GCP BigQuery’s pricing model is complicated (e.g. active vs. long-term, flat-rate vs. on-demand, streaming inserts vs. queries vs. storage API). It separates the storage cost and query cost. Storage cost is $0.020 per GB per month and the query cost is $5 per TB. The storage is cheaper than AWS Redshift but the query costs can add up quickly. Please go to the GCP Pricing Calculator then select BigQuery to estimate the cost.
Conclusion
Both AWS Redshift and GCP BigQuery are highly scalable enterprise data warehouse solutions to make data analytics more productive with unmatched price-performance. Both data warehouse cloud solutions take care of infrastructure management and database administration responsibilities. So you can focus on business needs using familiar SQL. There are some differences between AWS Redshift and GCP BigQuery. But there are far more similarities from the users’ standpoint.

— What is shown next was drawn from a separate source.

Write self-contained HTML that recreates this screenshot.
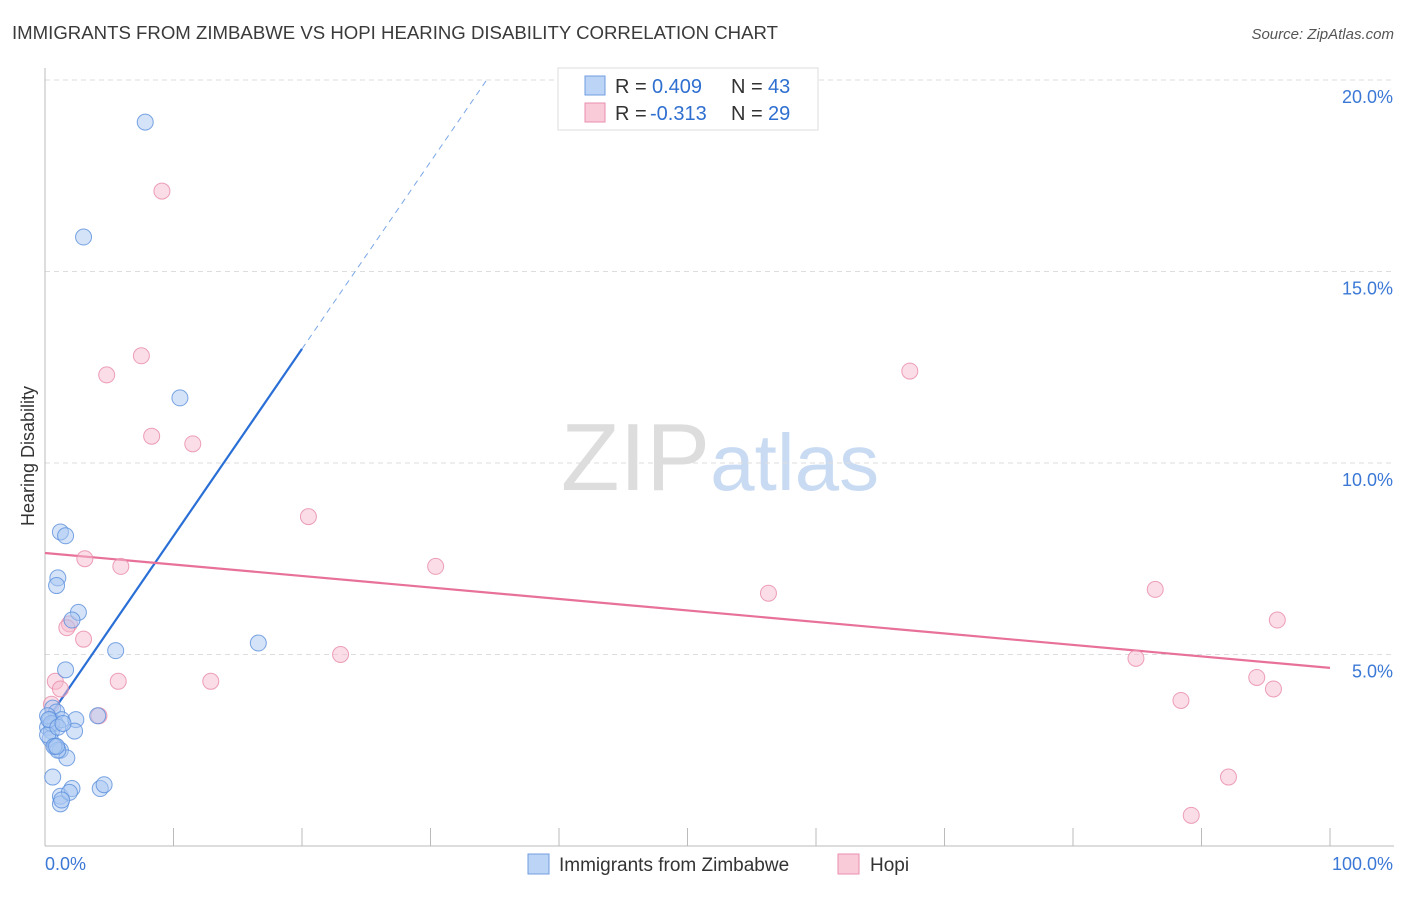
<!DOCTYPE html>
<html><head><meta charset="utf-8"><style>
body{margin:0;background:#fff;font-family:"Liberation Sans",sans-serif;}
svg text{font-family:"Liberation Sans",sans-serif;}
</style></head><body>
<svg id="chart" width="1406" height="892" xmlns="http://www.w3.org/2000/svg">
<text x="12" y="39" font-size="18" fill="#3a3a3a" textLength="766" lengthAdjust="spacingAndGlyphs">IMMIGRANTS FROM ZIMBABWE VS HOPI HEARING DISABILITY CORRELATION CHART</text>
<text x="1394" y="39" font-size="15" fill="#555" text-anchor="end" font-style="italic">Source: ZipAtlas.com</text>
<text x="720" y="490" font-size="96" text-anchor="middle" fill="#ddd" font-family="Liberation Serif">ZIP<tspan fill="#c9dbf2" font-family="Liberation Sans" font-size="80">atlas</tspan></text>
<g id="grid"></g>
<g id="axes"></g>
<g id="trends"></g>
<g id="pts"></g>
<text transform="translate(34,456) rotate(-90)" font-size="18" fill="#333" text-anchor="middle">Hearing Disability</text>
<g>
<rect x="558" y="68" width="260" height="62" fill="#fff" stroke="#ddd"/>
<rect x="585" y="76" width="20" height="19" fill="#bcd4f5" stroke="#6f9ee0"/>
<rect x="585" y="103" width="20" height="19" fill="#f9cad8" stroke="#ea8fae"/>
<text x="615" y="93" font-size="20" fill="#333">R =</text>
<text x="652" y="93" font-size="20" fill="#2f6fd0">0.409</text>
<text x="731" y="93" font-size="20" fill="#333">N =</text>
<text x="768" y="93" font-size="20" fill="#2f6fd0">43</text>
<text x="615" y="120" font-size="20" fill="#333">R =</text>
<text x="650" y="120" font-size="20" fill="#2f6fd0">-0.313</text>
<text x="731" y="120" font-size="20" fill="#333">N =</text>
<text x="768" y="120" font-size="20" fill="#2f6fd0">29</text>
</g>
<g>
<rect x="528" y="854" width="21" height="20" fill="#bcd4f5" stroke="#6f9ee0"/>
<text x="559" y="871" font-size="19" fill="#333">Immigrants from Zimbabwe</text>
<rect x="838" y="854" width="21" height="20" fill="#f9cad8" stroke="#ea8fae"/>
<text x="870" y="871" font-size="19" fill="#333">Hopi</text>
</g>
</svg>
<script>
const NS="http://www.w3.org/2000/svg";
const yTicks=[5,10,15,20];
const yTickLabels=["5.0%","10.0%","15.0%","20.0%"];
const xTickLabels=["0.0%","100.0%"];
const blueX=[7.8,3.0,10.5,1.2,1.6,1.0,0.9,2.6,5.5,16.6,1.6,2.1,0.6,0.9,0.4,0.8,1.3,2.4,0.2,0.5,2.3,0.4,0.8,1.2,1.7,0.6,1.0,1.2,2.1,1.2,4.3,4.6,4.1,0.2,0.5,0.2,0.7,0.3,1.0,1.9,1.3,0.9,1.4];
const blueY=[18.9,15.9,11.7,8.2,8.1,7.0,6.8,6.1,5.1,5.3,4.6,5.9,3.6,3.5,3.3,3.2,3.3,3.3,3.1,3.0,3.0,2.8,2.6,2.5,2.3,1.8,2.5,1.3,1.5,1.1,1.5,1.6,3.4,3.4,3.2,2.9,2.6,3.3,3.1,1.4,1.2,2.6,3.2];
const pinkX=[9.1,7.5,4.8,8.3,11.5,67.3,20.5,3.1,5.9,30.4,56.3,86.4,95.9,1.9,1.7,3.0,0.8,1.2,5.7,12.9,23.0,84.9,88.4,94.3,95.6,92.1,89.2,4.2,0.5];
const pinkY=[17.1,12.8,12.3,10.7,10.5,12.4,8.6,7.5,7.3,7.3,6.6,6.7,5.9,5.8,5.7,5.4,4.3,4.1,4.3,4.3,5.0,4.9,3.8,4.4,4.1,1.8,0.8,3.4,3.7];
const blueTrend=[3.21,12.98];
const pinkTrend=[7.65,4.65];
const X=v=>45+v*12.85, Y=v=>846-v*38.3;
function mk(tag,attrs,parent){const e=document.createElementNS(NS,tag);for(const k in attrs)e.setAttribute(k,attrs[k]);parent.appendChild(e);return e;}
const grid=document.getElementById('grid'),axes=document.getElementById('axes'),tr=document.getElementById('trends'),pts=document.getElementById('pts');
yTicks.forEach((t,i)=>{
 const l=mk('line',{x1:45,x2:1394,y1:Y(t),y2:Y(t),stroke:'#ddd','stroke-dasharray':'5,4'},grid);
 
 
 const tx=mk('text',{x:1393,y:Y(t)+23,'font-size':18,fill:'#3b78d6','text-anchor':'end'},axes);
 tx.textContent=yTickLabels[i];
 
 
});
mk('line',{x1:45,x2:45,y1:68,y2:846,stroke:'#bbb'},axes);
mk('line',{x1:45,x2:1394,y1:846,y2:846,stroke:'#bbb'},axes);
for(let i=0;i<=10;i++){const l=mk('line',{x1:X(i*10),x2:X(i*10),y1:828,y2:846,stroke:'#bbb'},axes);
 
 }
const xl0=mk('text',{x:45,y:870,'font-size':18,fill:'#3b78d6'},axes);xl0.textContent=xTickLabels[0];


const xl1=mk('text',{x:1393,y:870,'font-size':18,fill:'#3b78d6','text-anchor':'end'},axes);xl1.textContent=xTickLabels[1];


function dot(x,y,f,s,name){const c=mk('circle',{cx:X(x),cy:Y(y),r:8,fill:f,'fill-opacity':0.5,stroke:s,'stroke-opacity':0.8,'stroke-width':1},pts);
 
 }
pinkX.forEach((x,i)=>dot(x,pinkY[i],'#f6bccd','#e88aa8','hopi-point'));
blueX.forEach((x,i)=>dot(x,blueY[i],'#aac8f2','#5a8fdc','zimbabwe-point'));
const slope=(blueTrend[1]-blueTrend[0])/20;
const bs=mk('line',{x1:X(0),y1:Y(blueTrend[0]),x2:X(20),y2:Y(blueTrend[1]),stroke:'#2a6fd6','stroke-width':2.2},tr);


const xe=(20-blueTrend[0])/slope;
const bd=mk('line',{x1:X(20),y1:Y(blueTrend[1]),x2:X(xe),y2:Y(20),stroke:'#7aa6e6','stroke-width':1,'stroke-dasharray':'6,5'},tr);


const pl=mk('line',{x1:X(0),y1:Y(pinkTrend[0]),x2:X(100),y2:Y(pinkTrend[1]),stroke:'#e8719a','stroke-width':2.2},tr);


</script>
</body></html>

I like AWS Redshift’s Spectrum concept that is similar to the external tables in Oracle. Using Amazon Redshift Spectrum, you can efficiently query and retrieve structured and semistructured data from files in AWS S3 without having to load the data into Redshift. I’m impressed with BigQuery ML. You can use standard SQL queries to create and execute machine learning models. It increases ML development speed by eliminating the need to move data.
From the cost standpoint, BigQuery’s pricing model is unpredictable and complex on query operations. Redshift, on the other hand, is predictable, simple and encourages data usage and analytics. But BigQuery is much simpler to use than Redshift with its completely serverless, an in-memory BI Engine and machine learning built-in. However, Redshift gives the level of control over your data warehousing setup and performance tunning. So the correct decision depends on your use cases, cost and performance benchmark.